Information shown:
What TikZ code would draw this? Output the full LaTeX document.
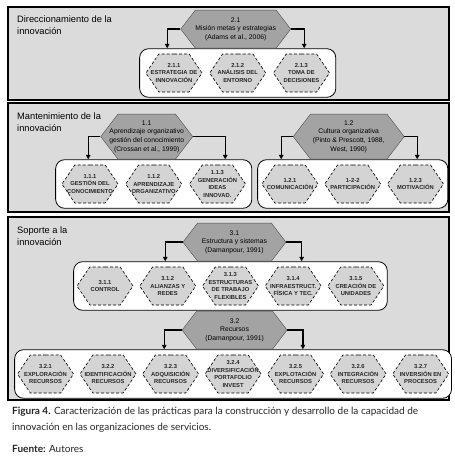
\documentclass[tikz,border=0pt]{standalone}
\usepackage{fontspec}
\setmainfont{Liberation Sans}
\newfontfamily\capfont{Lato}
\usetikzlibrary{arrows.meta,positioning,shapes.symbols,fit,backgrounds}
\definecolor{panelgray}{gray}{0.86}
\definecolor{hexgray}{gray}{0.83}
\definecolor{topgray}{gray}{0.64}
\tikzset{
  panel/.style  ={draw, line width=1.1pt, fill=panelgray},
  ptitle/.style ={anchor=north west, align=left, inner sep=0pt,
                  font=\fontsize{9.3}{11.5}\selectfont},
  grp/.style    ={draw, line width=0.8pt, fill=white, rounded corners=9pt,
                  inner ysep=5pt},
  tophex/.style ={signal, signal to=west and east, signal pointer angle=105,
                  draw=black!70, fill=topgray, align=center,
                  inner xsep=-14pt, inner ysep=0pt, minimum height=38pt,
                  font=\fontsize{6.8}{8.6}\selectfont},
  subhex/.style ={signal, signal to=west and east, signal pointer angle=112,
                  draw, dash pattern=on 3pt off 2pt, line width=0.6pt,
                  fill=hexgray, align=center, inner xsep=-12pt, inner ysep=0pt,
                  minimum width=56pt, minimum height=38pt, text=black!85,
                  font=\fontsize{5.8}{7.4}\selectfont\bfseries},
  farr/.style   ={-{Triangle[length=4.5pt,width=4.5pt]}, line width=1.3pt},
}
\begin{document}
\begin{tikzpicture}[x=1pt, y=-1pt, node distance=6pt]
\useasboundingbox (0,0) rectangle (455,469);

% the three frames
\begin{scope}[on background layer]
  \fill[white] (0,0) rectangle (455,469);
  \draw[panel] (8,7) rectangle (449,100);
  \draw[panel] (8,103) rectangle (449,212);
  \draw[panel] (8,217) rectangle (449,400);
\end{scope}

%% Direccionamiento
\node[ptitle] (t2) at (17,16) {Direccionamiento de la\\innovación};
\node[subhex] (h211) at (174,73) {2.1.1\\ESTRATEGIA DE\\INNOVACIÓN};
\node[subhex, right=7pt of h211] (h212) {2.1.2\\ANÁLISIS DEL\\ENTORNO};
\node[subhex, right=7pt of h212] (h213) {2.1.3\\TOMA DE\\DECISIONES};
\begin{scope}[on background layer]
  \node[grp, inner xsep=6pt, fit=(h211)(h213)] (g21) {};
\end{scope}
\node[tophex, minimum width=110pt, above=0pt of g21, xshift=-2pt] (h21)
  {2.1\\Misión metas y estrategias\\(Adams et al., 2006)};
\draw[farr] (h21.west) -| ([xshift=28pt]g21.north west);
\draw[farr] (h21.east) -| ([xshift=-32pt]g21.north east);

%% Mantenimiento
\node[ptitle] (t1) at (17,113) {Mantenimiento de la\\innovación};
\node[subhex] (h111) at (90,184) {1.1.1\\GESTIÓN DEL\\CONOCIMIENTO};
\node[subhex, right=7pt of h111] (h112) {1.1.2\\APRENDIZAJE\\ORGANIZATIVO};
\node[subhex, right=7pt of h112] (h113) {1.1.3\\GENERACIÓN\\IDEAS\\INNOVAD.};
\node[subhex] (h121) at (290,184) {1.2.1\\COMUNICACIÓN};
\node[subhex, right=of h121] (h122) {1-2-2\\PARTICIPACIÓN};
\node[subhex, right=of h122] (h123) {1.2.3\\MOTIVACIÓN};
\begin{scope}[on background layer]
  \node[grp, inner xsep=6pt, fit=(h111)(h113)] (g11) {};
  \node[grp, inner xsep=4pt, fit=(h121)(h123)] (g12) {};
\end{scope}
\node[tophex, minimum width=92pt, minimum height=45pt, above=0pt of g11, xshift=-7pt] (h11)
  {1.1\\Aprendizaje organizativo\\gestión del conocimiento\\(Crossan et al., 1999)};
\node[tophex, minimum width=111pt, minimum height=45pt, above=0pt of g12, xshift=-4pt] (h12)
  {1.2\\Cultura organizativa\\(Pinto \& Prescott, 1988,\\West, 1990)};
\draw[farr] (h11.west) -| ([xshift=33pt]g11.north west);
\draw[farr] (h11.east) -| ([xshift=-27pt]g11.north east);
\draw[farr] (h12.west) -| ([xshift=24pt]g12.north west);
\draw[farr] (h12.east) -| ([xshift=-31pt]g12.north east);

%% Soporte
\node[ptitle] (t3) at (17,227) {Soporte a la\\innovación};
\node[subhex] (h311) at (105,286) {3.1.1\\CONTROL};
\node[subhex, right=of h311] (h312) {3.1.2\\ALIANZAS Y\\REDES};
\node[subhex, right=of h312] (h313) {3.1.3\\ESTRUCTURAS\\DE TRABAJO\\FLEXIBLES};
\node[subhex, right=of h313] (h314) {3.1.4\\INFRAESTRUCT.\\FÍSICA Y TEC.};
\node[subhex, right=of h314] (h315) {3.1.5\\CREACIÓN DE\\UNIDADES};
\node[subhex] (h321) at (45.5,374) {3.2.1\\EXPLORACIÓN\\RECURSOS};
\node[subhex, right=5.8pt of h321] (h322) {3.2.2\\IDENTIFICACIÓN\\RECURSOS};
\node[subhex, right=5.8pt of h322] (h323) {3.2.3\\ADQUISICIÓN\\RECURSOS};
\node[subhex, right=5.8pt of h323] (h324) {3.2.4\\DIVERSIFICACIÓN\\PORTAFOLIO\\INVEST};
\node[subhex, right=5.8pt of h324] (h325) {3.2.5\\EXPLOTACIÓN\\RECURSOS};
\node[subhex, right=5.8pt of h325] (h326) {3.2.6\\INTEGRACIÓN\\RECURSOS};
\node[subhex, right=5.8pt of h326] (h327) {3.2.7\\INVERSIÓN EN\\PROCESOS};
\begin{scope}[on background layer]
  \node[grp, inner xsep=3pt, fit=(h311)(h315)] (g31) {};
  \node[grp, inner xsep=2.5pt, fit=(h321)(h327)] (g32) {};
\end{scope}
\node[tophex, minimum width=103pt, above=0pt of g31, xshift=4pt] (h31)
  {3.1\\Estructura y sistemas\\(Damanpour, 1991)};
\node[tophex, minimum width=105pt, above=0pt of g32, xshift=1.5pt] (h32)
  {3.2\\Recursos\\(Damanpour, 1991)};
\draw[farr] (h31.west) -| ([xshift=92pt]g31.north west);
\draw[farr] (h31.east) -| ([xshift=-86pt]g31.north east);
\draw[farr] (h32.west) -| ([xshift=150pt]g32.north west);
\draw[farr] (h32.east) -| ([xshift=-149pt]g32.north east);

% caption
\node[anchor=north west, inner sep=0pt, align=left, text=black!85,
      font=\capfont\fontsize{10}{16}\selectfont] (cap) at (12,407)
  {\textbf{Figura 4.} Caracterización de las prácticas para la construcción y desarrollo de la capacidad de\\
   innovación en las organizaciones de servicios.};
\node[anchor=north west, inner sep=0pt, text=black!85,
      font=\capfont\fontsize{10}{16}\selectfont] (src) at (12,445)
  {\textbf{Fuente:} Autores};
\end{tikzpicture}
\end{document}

Exercise instructions:
Without the pictures, write out all of the material exactly.

Answer to the problem:
What TikZ code would draw this? Output the full LaTeX document.
\documentclass[tikz,border=0pt]{standalone}
\usepackage{fontspec}
\setmainfont{Liberation Sans}
\newfontfamily\capfont{Lato}
\usetikzlibrary{arrows.meta,positioning,shapes.symbols,fit,backgrounds}
\definecolor{panelgray}{gray}{0.86}
\definecolor{hexgray}{gray}{0.83}
\definecolor{topgray}{gray}{0.64}
\tikzset{
  panel/.style  ={draw, line width=1.1pt, fill=panelgray},
  ptitle/.style ={anchor=north west, align=left, inner sep=0pt,
                  font=\fontsize{9.3}{11.5}\selectfont},
  grp/.style    ={draw, line width=0.8pt, fill=white, rounded corners=9pt,
                  inner ysep=5pt},
  tophex/.style ={signal, signal to=west and east, signal pointer angle=105,
                  draw=black!70, fill=topgray, align=center,
                  inner xsep=-14pt, inner ysep=0pt, minimum height=38pt,
                  font=\fontsize{6.8}{8.6}\selectfont},
  subhex/.style ={signal, signal to=west and east, signal pointer angle=112,
                  draw, dash pattern=on 3pt off 2pt, line width=0.6pt,
                  fill=hexgray, align=center, inner xsep=-12pt, inner ysep=0pt,
                  minimum width=56pt, minimum height=38pt, text=black!85,
                  font=\fontsize{5.8}{7.4}\selectfont\bfseries},
  farr/.style   ={-{Triangle[length=4.5pt,width=4.5pt]}, line width=1.3pt},
}
\begin{document}
\begin{tikzpicture}[x=1pt, y=-1pt, node distance=6pt]
\useasboundingbox (0,0) rectangle (455,469);

% the three frames
\begin{scope}[on background layer]
  \fill[white] (0,0) rectangle (455,469);
  \draw[panel] (8,7) rectangle (449,100);
  \draw[panel] (8,103) rectangle (449,212);
  \draw[panel] (8,217) rectangle (449,400);
\end{scope}

%% Direccionamiento
\node[ptitle] (t2) at (17,16) {Direccionamiento de la\\innovación};
\node[subhex] (h211) at (174,73) {2.1.1\\ESTRATEGIA DE\\INNOVACIÓN};
\node[subhex, right=7pt of h211] (h212) {2.1.2\\ANÁLISIS DEL\\ENTORNO};
\node[subhex, right=7pt of h212] (h213) {2.1.3\\TOMA DE\\DECISIONES};
\begin{scope}[on background layer]
  \node[grp, inner xsep=6pt, fit=(h211)(h213)] (g21) {};
\end{scope}
\node[tophex, minimum width=110pt, above=0pt of g21, xshift=-2pt] (h21)
  {2.1\\Misión metas y estrategias\\(Adams et al., 2006)};
\draw[farr] (h21.west) -| ([xshift=28pt]g21.north west);
\draw[farr] (h21.east) -| ([xshift=-32pt]g21.north east);

%% Mantenimiento
\node[ptitle] (t1) at (17,113) {Mantenimiento de la\\innovación};
\node[subhex] (h111) at (90,184) {1.1.1\\GESTIÓN DEL\\CONOCIMIENTO};
\node[subhex, right=7pt of h111] (h112) {1.1.2\\APRENDIZAJE\\ORGANIZATIVO};
\node[subhex, right=7pt of h112] (h113) {1.1.3\\GENERACIÓN\\IDEAS\\INNOVAD.};
\node[subhex] (h121) at (290,184) {1.2.1\\COMUNICACIÓN};
\node[subhex, right=of h121] (h122) {1-2-2\\PARTICIPACIÓN};
\node[subhex, right=of h122] (h123) {1.2.3\\MOTIVACIÓN};
\begin{scope}[on background layer]
  \node[grp, inner xsep=6pt, fit=(h111)(h113)] (g11) {};
  \node[grp, inner xsep=4pt, fit=(h121)(h123)] (g12) {};
\end{scope}
\node[tophex, minimum width=92pt, minimum height=45pt, above=0pt of g11, xshift=-7pt] (h11)
  {1.1\\Aprendizaje organizativo\\gestión del conocimiento\\(Crossan et al., 1999)};
\node[tophex, minimum width=111pt, minimum height=45pt, above=0pt of g12, xshift=-4pt] (h12)
  {1.2\\Cultura organizativa\\(Pinto \& Prescott, 1988,\\West, 1990)};
\draw[farr] (h11.west) -| ([xshift=33pt]g11.north west);
\draw[farr] (h11.east) -| ([xshift=-27pt]g11.north east);
\draw[farr] (h12.west) -| ([xshift=24pt]g12.north west);
\draw[farr] (h12.east) -| ([xshift=-31pt]g12.north east);

%% Soporte
\node[ptitle] (t3) at (17,227) {Soporte a la\\innovación};
\node[subhex] (h311) at (105,286) {3.1.1\\CONTROL};
\node[subhex, right=of h311] (h312) {3.1.2\\ALIANZAS Y\\REDES};
\node[subhex, right=of h312] (h313) {3.1.3\\ESTRUCTURAS\\DE TRABAJO\\FLEXIBLES};
\node[subhex, right=of h313] (h314) {3.1.4\\INFRAESTRUCT.\\FÍSICA Y TEC.};
\node[subhex, right=of h314] (h315) {3.1.5\\CREACIÓN DE\\UNIDADES};
\node[subhex] (h321) at (45.5,374) {3.2.1\\EXPLORACIÓN\\RECURSOS};
\node[subhex, right=5.8pt of h321] (h322) {3.2.2\\IDENTIFICACIÓN\\RECURSOS};
\node[subhex, right=5.8pt of h322] (h323) {3.2.3\\ADQUISICIÓN\\RECURSOS};
\node[subhex, right=5.8pt of h323] (h324) {3.2.4\\DIVERSIFICACIÓN\\PORTAFOLIO\\INVEST};
\node[subhex, right=5.8pt of h324] (h325) {3.2.5\\EXPLOTACIÓN\\RECURSOS};
\node[subhex, right=5.8pt of h325] (h326) {3.2.6\\INTEGRACIÓN\\RECURSOS};
\node[subhex, right=5.8pt of h326] (h327) {3.2.7\\INVERSIÓN EN\\PROCESOS};
\begin{scope}[on background layer]
  \node[grp, inner xsep=3pt, fit=(h311)(h315)] (g31) {};
  \node[grp, inner xsep=2.5pt, fit=(h321)(h327)] (g32) {};
\end{scope}
\node[tophex, minimum width=103pt, above=0pt of g31, xshift=4pt] (h31)
  {3.1\\Estructura y sistemas\\(Damanpour, 1991)};
\node[tophex, minimum width=105pt, above=0pt of g32, xshift=1.5pt] (h32)
  {3.2\\Recursos\\(Damanpour, 1991)};
\draw[farr] (h31.west) -| ([xshift=92pt]g31.north west);
\draw[farr] (h31.east) -| ([xshift=-86pt]g31.north east);
\draw[farr] (h32.west) -| ([xshift=150pt]g32.north west);
\draw[farr] (h32.east) -| ([xshift=-149pt]g32.north east);

% caption
\node[anchor=north west, inner sep=0pt, align=left, text=black!85,
      font=\capfont\fontsize{10}{16}\selectfont] (cap) at (12,407)
  {\textbf{Figura 4.} Caracterización de las prácticas para la construcción y desarrollo de la capacidad de\\
   innovación en las organizaciones de servicios.};
\node[anchor=north west, inner sep=0pt, text=black!85,
      font=\capfont\fontsize{10}{16}\selectfont] (src) at (12,445)
  {\textbf{Fuente:} Autores};
\end{tikzpicture}
\end{document}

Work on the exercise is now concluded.